Ottawa’s plans to pull billions of additional dollars from banks and insurers signals a concerning shift as the federal government increasingly turns to the financial sector for revenue, analysts say.
In the federal budget Tuesday, the Liberals unveiled the amendment to tax rules on dividends that financial institutions receive from Canadian companies. The measure is expected to generate $3.15-billion over five years starting in 2024, and $790-million annually after that.
Banks and insurers have been allowed to exclude dividends from their business income, enabling them to lower their tax burden, the government said in its budget. The latest change requires financial companies to account for dividends of Canadian shares that they hold – which lawyers say could create multiple layers of taxation.
The change could cause a modest hit to earnings per share this year by slightly less than 1 per cent, but the broader sentiment from government marks a “worrying trend,” according to Keefe, Bruyette & Woods analyst Mike Rizvanovic.
It’s the second consecutive major shift in taxation for the financial sector since last year’s budget, which introduced two substantial tax initiatives.
“While the financial impact of the new measures appears modest, it provides yet another reason for Canadian bank investors to be concerned about the government’s approach in taxing the sector,” Mr. Rizvanovic said in a note to clients. “The government’s approach will weigh on sentiment for the sector with investors likely wondering about what other potential measures could be introduced in the years ahead.”
Many of the banks are contesting the change, National Bank of Canada NA-T chief financial officer Marie Chantal Gingras said during a banking conference Wednesday morning.
“It was a bit of a surprise on the dividend front,” Ms. Gingras said. “Our very first initial estimate is that it’s really non-material, maybe approximately 1 per cent of our revenue.”

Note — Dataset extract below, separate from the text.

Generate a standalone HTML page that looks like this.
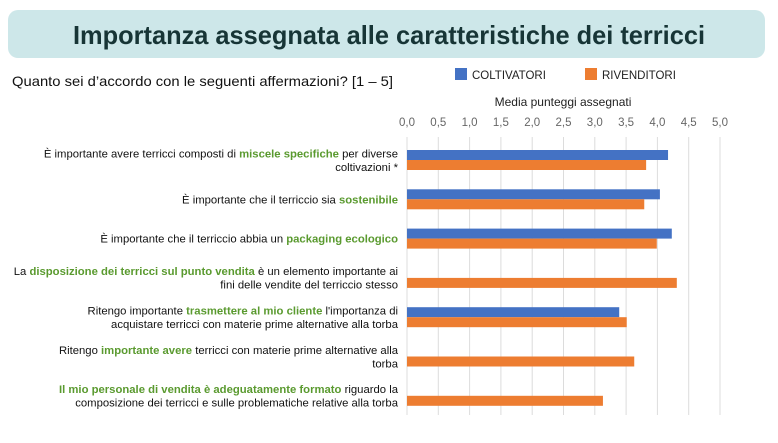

Because dividends are paid from a corporation’s after-tax income, shareholders who receive those dividends are generally exempted from paying another round of taxes on them, according to Adrienne Oliver of Norton Rose Fulbright Canada LLP, regardless of whether those shareholders are other corporations or individual investors.
“Ideally the system works so that there is only one level of tax throughout that whole stream of distributions of after-tax income,” Ms. Oliver, a tax partner and chair of the firm’s Toronto business law group, said in an interview. “This change is absolutely inconsistent with a pretty fundamental tax policy concept.”
The change not only appears to have been a last-minute addition to the budget, according to tax lawyer Timothy Hughes, but implementing the change could also violate a legal principle that has been in place for more than a century.
“The intercorporate dividend deduction that prevents corporate earnings from being taxed twice when they are distributed to another corporation has been a feature of the Canadian tax system since the Income Tax War Act of 1917,” Mr. Hughes, who leads the capital markets tax practice at Osler Hoskin and Harcourt LLP, said in an interview. “The view was it would be tantamount to double taxation if that wasn’t there.”
In the 1994 federal budget, the government added mark-to-market rules for securities held by financial institutions, meaning banks and insurers had to start reporting losses or gains in their portfolios every year and pay the appropriate tax. Normally, gains or losses on securities are only subject to tax rules if they are sold.
“There are already specific rules in the Act that contemplate dividends being received on those types of securities by financial institutions, they’re there,” Mr. Hughes said. “We’ve had the non-double-tax principle since 1917, we’ve had mark-to-market rules since 1994 and then yesterday the Department of Finance said those two things don’t go together, so it was very surprising to me.”
Ottawa will likely face widespread opposition to the proposed change, Ms. Oliver said, since shares of major banks and insurers are so broadly held by individual Canadian investors either directly or indirectly, “this is a cost that is going to be borne by [them].”
Investors did not appear immediately concerned by the new measure, with shares of Canada’s five largest banks all moving slightly higher over the course of the Wednesday trading session. The Canadian group followed climbing U.S. bank stocks amid waning fears that three major bank failures could stoke further contagion. The KBW Bank Index rose 2.1 per cent on Wednesday.
Last year’s budget introduced two new charges for the sector. The Canada Recovery Dividend required large banks and life insurers to pay a temporary 15-per-cent tax on taxable income above $1-billion for 2021. It is expected to raise $604-million annually starting in 2022, for a total of $3.02-billion over five years, according to estimates by the Parliamentary Budget Officer in September.
The government also unveiled a permanent change to the sector’s corporate income tax rate that raises an estimated $2.25-billion over five years. It increases the tax rate by 1.5 percentage points to 16.5 per cent on taxable profits over $100-million.
Bank of Nova Scotia analyst Meny Grauman said that banks and insurers have seen their annual tax burden jump by a combined $2.5-billion over the past two budgets.
“This rising tax burden on Canadian financials clearly points to a less favourable domestic operating environment, an environment that for the large Canadian banks is also being negatively impacted by higher minimum capital ratios,” Mr. Grauman said in a note to clients. “Although all of these items are small in and of themselves they should increasingly weigh on valuations as they appear to be becoming a more regular occurrence.